A M’baïki incontriamo Mons. Rino Perin, missionario comboniano italiano, da quarantacinque anni in Centrafrica. Nel 1995 è stato nominato vescovo di questa nuova diocesi che, pur essendo una delle più piccole, copre una superficie pari a quella del Piemonte. Al suo arrivo a M’Baïki la diocesi contava quattro parrocchie, nessun sacerdote autoctono e centinaia di pigmei a cui annunciare il Vangelo. Mons. Perin non si è arreso ed è ormai in attesa del suo successore al quale lascerà dieci parrocchie, una quindicina di sacerdoti locali e altrettanti seminaristi.
Per visitare la missione di Bagandou, ancora più a sud, attraversiamo il fiume Lobaye usando come traghetto una grande zattera di ferro legata ad una fune di acciaio sospesa sul fiume. Il motore che dovrebbe spingere il traghetto è in panne. Alcuni giovani, pur di guadagnare qualcosa, non si arrendono e, tirando loro stessi la fune, ci permettono di raggiungere l’altra riva.
Bagandou è un grande villaggio nel cuore della foresta. Ci accoglie a braccia aperte abbé Piotr, un sacerdote polacco. Anche se non avevamo annunciato la nostra visita, ci invita a pranzare con lui. E ci racconta la difficile situazione sociale di Bagandou, dove la stregoneria è difficile da sradicare e moltissimi giovani sono attratti dal guadagno facile della ricerca di oro e diamanti.
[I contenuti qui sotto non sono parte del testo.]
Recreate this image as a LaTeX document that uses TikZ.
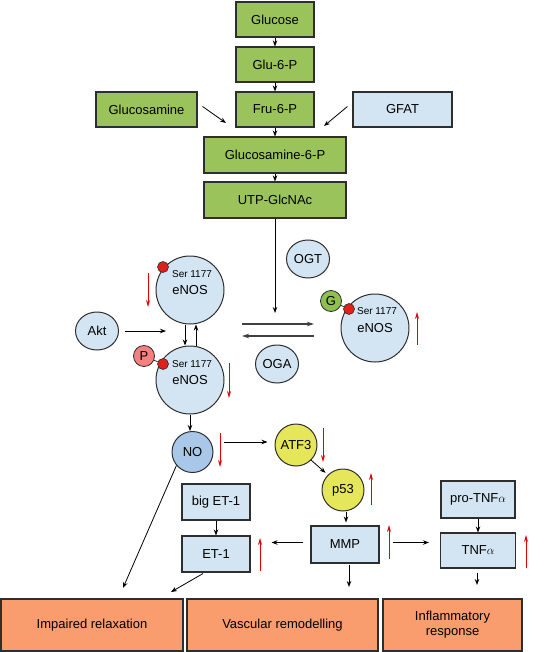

Abbé Piotr non si arrende e, orgoglioso, ci mostra la nuova chiesa appena costruita e i lavori in corso di una scuola per i pigmei.
Accanto alla parrocchia visitiamo l’ospedale diretto da suor Donata, giovane missionaria comboniana italiana. Non è per nulla facile gestire un ospedale così efficiente in condizioni così precarie. Suor Donata non si è arresa e, giustamente soddisfatta, ci mostra la nuova sala operatoria che eviterà a tanti ammalati viaggi lunghi e faticosi verso ospedali più grandi.
E anche voi, mi raccomando, qualunque sia l’ostacolo, la montagna da scalare o l’imprevisto da affrontare… non arrendetevi. Magari pensando a chi ha un ostacolo, una montagna, un imprevisto più grandi dei nostri.